Le Monde objected to the very existence of this commission, saying that it was a case of the legislative power infringing on the privileges of the judiciary power, and therefore a somehow unconstitutional action. This argument was quite interesting. It was wrong for three reasons: 

  1. Without this Parliamentary commission, the truth on the procedural omissions of the magistrate in charge would have remained unknown, preventing the public to ask whether such omissions were just mistakes resulting from mere sloppiness or expressions of bias.
  2. The existence of parliamentary commission is a recognized procedure, fully accepted by the constitution. 
  3. And rightly so, because it embodies the very principle of “the rule of law“(“état de droit”) by enabling legislators to check out how the laws they have elaborated are applied by magistrates. 

Why — most of all — was the magistrate capable of deciding the murderer would not be submitted to trial. Her argument was that the murderer was under the influence of drugs, at the moment of assassination and the victim of a crisis of temporary madness. But there was a battle between psychiatric experts on the nature of this temporary madness. (“bouffée delirante ,“ a notion that comes from the psychiatric nosography of Magnan, in the XIX century). There was disagreement as to whether a “bouffée delirante” could be diagnosed in retrospect many months later. There was also disagreement as to whether this “bouffée delirante“would exclude responsibility. Yet the court decided there would be no trial. “One does not submit a mad man to trial.” 

Why, in comparison with similar crimes, whose authors were actually submitted to a trial, even when they were under the influence of drugs, and in fact condemned, was it necessary to skip this particular trial? What was the meaning of cancelling the moment of visibility offered by a trial.?

I would suggest in conclusion that these are the kinds of questions that Axel Honneth helps us answer.

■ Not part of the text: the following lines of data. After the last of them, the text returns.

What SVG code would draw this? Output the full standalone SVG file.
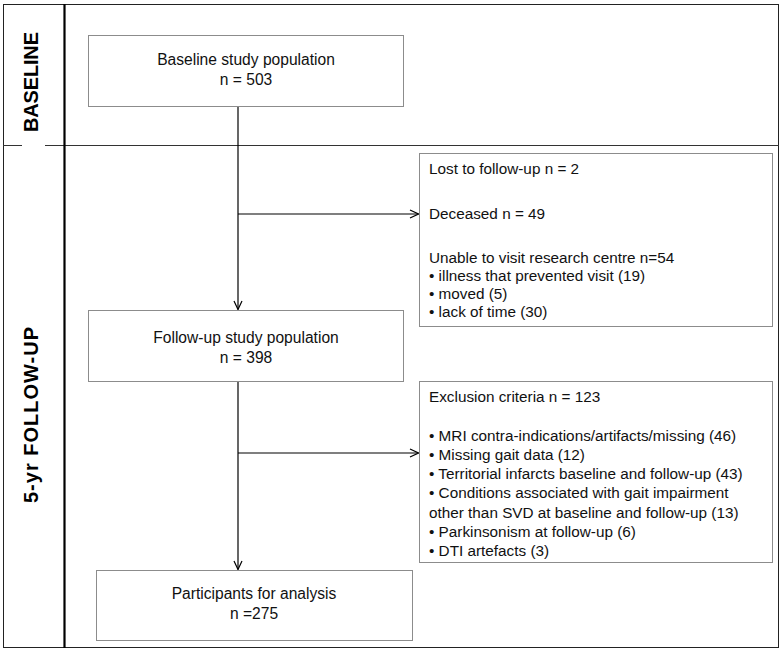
<svg xmlns="http://www.w3.org/2000/svg" width="783" height="651" viewBox="0 0 783 651">
<style>
.box{fill:#fff;stroke:#8c8c8c;stroke-width:1}
.t{font-family:"Liberation Sans",Arial,sans-serif;font-size:15.3px;fill:#111}
.m{font-size:15.6px}
.c{text-anchor:middle}
.lab{font-family:"Liberation Sans",Arial,sans-serif;font-size:20px;font-weight:bold;fill:#000;text-anchor:middle}
.con{stroke:#000;stroke-width:1.2;fill:none}
</style>
<defs>
<marker id="arr" viewBox="0 0 10 10" refX="9.5" refY="5" markerWidth="10" markerHeight="10" markerUnits="userSpaceOnUse" orient="auto">
<polyline points="1,1 9.5,5 1,9" fill="none" stroke="#000" stroke-width="1.2"/>
</marker>
</defs>
<rect width="783" height="651" fill="#fff"/>
<g id="frame">
<rect x="3.5" y="4.5" width="775" height="643" fill="none" stroke="#222" stroke-width="1"/>
<line x1="3" y1="145.5" x2="22" y2="145.5" stroke="#333" stroke-width="1"/>
<line x1="45" y1="145.5" x2="779" y2="145.5" stroke="#333" stroke-width="1"/>
<line x1="64.5" y1="4" x2="64.5" y2="648" stroke="#000" stroke-width="2.2"/>
<text class="lab" transform="translate(37.5,82) rotate(-90)" textLength="100" lengthAdjust="spacing">BASELINE</text>
<text class="lab" transform="translate(37.5,415) rotate(-90)" textLength="176" lengthAdjust="spacing">5-yr FOLLOW-UP</text>
</g>
<g id="connectors">
<line class="con" x1="238" y1="106" x2="238" y2="309.5" marker-end="url(#arr)"/>
<line class="con" x1="238" y1="214" x2="418.5" y2="214" marker-end="url(#arr)"/>
<line class="con" x1="238" y1="381" x2="238" y2="569.5" marker-end="url(#arr)"/>
<line class="con" x1="238" y1="453" x2="418.5" y2="453" marker-end="url(#arr)"/>
</g>
<g id="baseline">
<rect class="box" x="88.5" y="35.5" width="315" height="71"/>
<text class="t m c" x="246" y="65">Baseline study population</text>
<text class="t m c" x="246" y="85">n = 503</text>
</g>
<g id="followup">
<rect class="box" x="88.5" y="310.5" width="315" height="71"/>
<text class="t m c" x="246" y="343">Follow-up study population</text>
<text class="t m c" x="246" y="363">n = 398</text>
</g>
<g id="participants">
<rect class="box" x="96.5" y="570.5" width="316" height="70"/>
<text class="t m c" x="254" y="599">Participants for analysis</text>
<text class="t m c" x="254" y="619">n =275</text>
</g>
<g id="lost">
<rect class="box" x="419.5" y="153.5" width="353" height="173"/>
<text class="t" x="429" y="174">Lost to follow-up n = 2</text>
<text class="t" x="429" y="219">Deceased n = 49</text>
<text class="t" x="429" y="263">Unable to visit research centre n=54</text>
<text class="t" x="429" y="281">• illness that prevented visit (19)</text>
<text class="t" x="429" y="299">• moved (5)</text>
<text class="t" x="429" y="317">• lack of time (30)</text>
</g>
<g id="exclusion">
<rect class="box" x="419.5" y="381.5" width="353" height="181"/>
<text class="t" x="429" y="402">Exclusion criteria n = 123</text>
<text class="t" x="429" y="441">• MRI contra-indications/artifacts/missing (46)</text>
<text class="t" x="429" y="460">• Missing gait data (12)</text>
<text class="t" x="429" y="479">• Territorial infarcts baseline and follow-up (43)</text>
<text class="t" x="429" y="498">• Conditions associated with gait impairment</text>
<text class="t" x="429" y="518">other than SVD at baseline and follow-up (13)</text>
<text class="t" x="429" y="537">• Parkinsonism at follow-up (6)</text>
<text class="t" x="429" y="556">• DTI artefacts (3)</text>
</g>
</svg>
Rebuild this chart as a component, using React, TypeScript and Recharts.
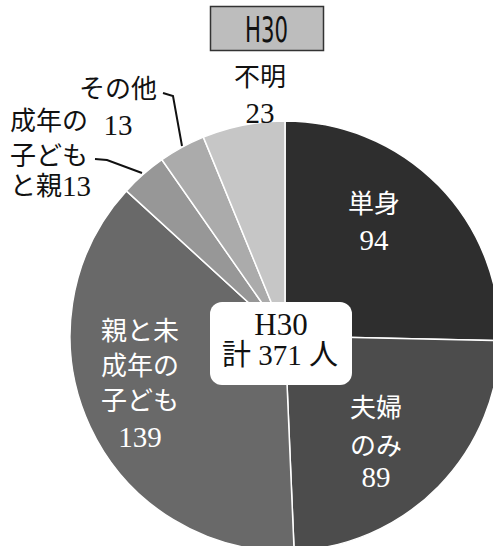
import React from 'react';
import { PieChart, Pie, Cell } from 'recharts';

const categories = ['単身', '夫婦のみ', '親と未成年の子ども', '成年の子どもと親', 'その他', '不明'];
const values = [94, 89, 139, 13, 13, 23];
const labelLines: string[][] = [
  ['単身', '94'],
  ['夫婦', 'のみ', '89'],
  ['親と未', '成年の', '子ども', '139'],
  ['成年の', '子ども', 'と親13'],
  ['その他', '13'],
  ['不明', '23'],
];
const yearLabel = 'H30';
const totalLabel = '計 371 人';

const sliceColors = ['#2e2e2e', '#4c4c4c', '#696969', '#979797', '#ababab', '#c6c6c6'];
const labelFill = ['#fff', '#fff', '#fff', '#111', '#111', '#111'];

// label layout (centers of each text line), presentation only
const labelLayout = [
  { x: 374, ys: [204, 240], anchor: 'middle' },
  { x: 376, ys: [408, 446, 477], anchor: 'middle' },
  { x: 140, ys: [331, 366, 401, 437], anchor: 'middle' },
  { x: 10, ys: [121, 156, 186], anchor: 'start' },
  { x: 118, ys: [89, 125], anchor: 'middle' },
  { x: 260, ys: [77, 113], anchor: 'middle' },
];
const leaderLines: Record<number, string> = {
  3: '95,159 107,160 142,173',
  4: '163,93 173,96 182,146',
};

const data = categories.map((name, i) => ({ name, value: values[i] }));

const FONT = "'Liberation Serif', 'DejaVu Serif', 'Noto Sans CJK JP', serif";

const isNum = (s: string) => /^[0-9]+$/.test(s);

const renderLabel = (props: any) => {
  const i = props.index as number;
  const lay = labelLayout[i];
  const lines = labelLines[i];
  return (
    <g key={`lbl-${i}`}>
      {leaderLines[i] && (
        <polyline points={leaderLines[i]} fill="none" stroke="#111" strokeWidth={2} />
      )}
      {lines.map((ln, k) => {
        const m = ln.match(/^(.*?)([0-9]+)$/);
        return (
          <text
            key={k}
            x={lay.x}
            y={lay.ys[k]}
            textAnchor={lay.anchor as any}
            dominantBaseline="central"
            fill={labelFill[i]}
            fontFamily={FONT}
            fontSize={isNum(ln) ? 29 : 26}
          >
            {m && m[1] ? (
              <>
                <tspan fontSize={26}>{m[1]}</tspan>
                <tspan fontSize={29}>{m[2]}</tspan>
              </>
            ) : (
              ln
            )}
          </text>
        );
      })}
    </g>
  );
};

export default function App() {
  return (
    <div style={{ position: 'absolute', left: 0, top: 0, width: 493, height: 546, background: '#fff' }}>
      <PieChart width={493} height={546} margin={{ top: 0, right: 0, bottom: 0, left: 0 }}>
        <Pie
          data={data}
          dataKey="value"
          nameKey="name"
          cx={285}
          cy={336}
          outerRadius={215}
          startAngle={90}
          endAngle={-270}
          stroke="#fff"
          strokeWidth={1.5}
          label={renderLabel}
          labelLine={false}
          isAnimationActive={false}
        >
          {data.map((d, i) => (
            <Cell key={d.name} fill={sliceColors[i]} />
          ))}
        </Pie>
      </PieChart>
      <svg
        width={493}
        height={546}
        style={{ position: 'absolute', left: 0, top: 0, pointerEvents: 'none' }}
      >
        <rect x={210.5} y={6.5} width={113} height={44} fill="#bdbdbd" stroke="#333" strokeWidth={1.5} />
        <text
          x={266.5}
          y={29}
          textAnchor="middle"
          dominantBaseline="central"
          fontFamily="'DejaVu Sans', sans-serif"
          fontSize={36}
          textLength={43}
          lengthAdjust="spacingAndGlyphs"
          fill="#111"
        >
          {yearLabel}
        </text>
        <rect x={210} y={302} width={142} height={83} rx={12} fill="#fff" />
        <text x={281} y={324} textAnchor="middle" dominantBaseline="central" fontFamily={FONT} fontSize={31} fill="#111">
          {yearLabel}
        </text>
        <text x={280} y={355} textAnchor="middle" dominantBaseline="central" fontFamily={FONT} fontSize={29} fill="#111">
          {totalLabel}
        </text>
      </svg>
    </div>
  );
}
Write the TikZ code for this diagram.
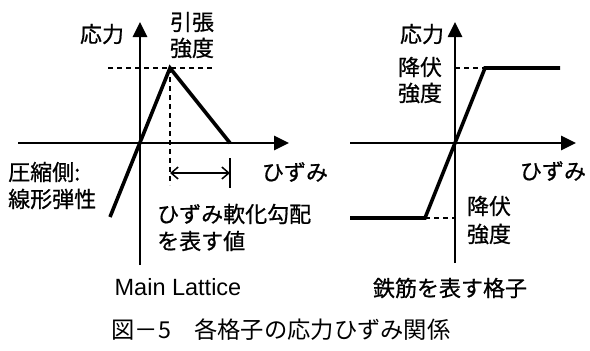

Daniel Dayan, has been a fellow of the Marcel Mauss Institute (School of Advanced Study in the Social Sciences) and a professor at the Levinas European Institute. Dayan has been Research director at CNRS-Paris, and a visiting professor at Sciences-Po and the universities of Stanford, Geneva, Tel Aviv, and Oslo. He has also been an Annenberg scholar at the University of Pennsylvania, and for many years a visiting  professor of Sociology at The New School.  He is the author of numerous books and articles, including the classic study, Media Events: The Live Broadcasting of History, co-authored with Elihu Katz.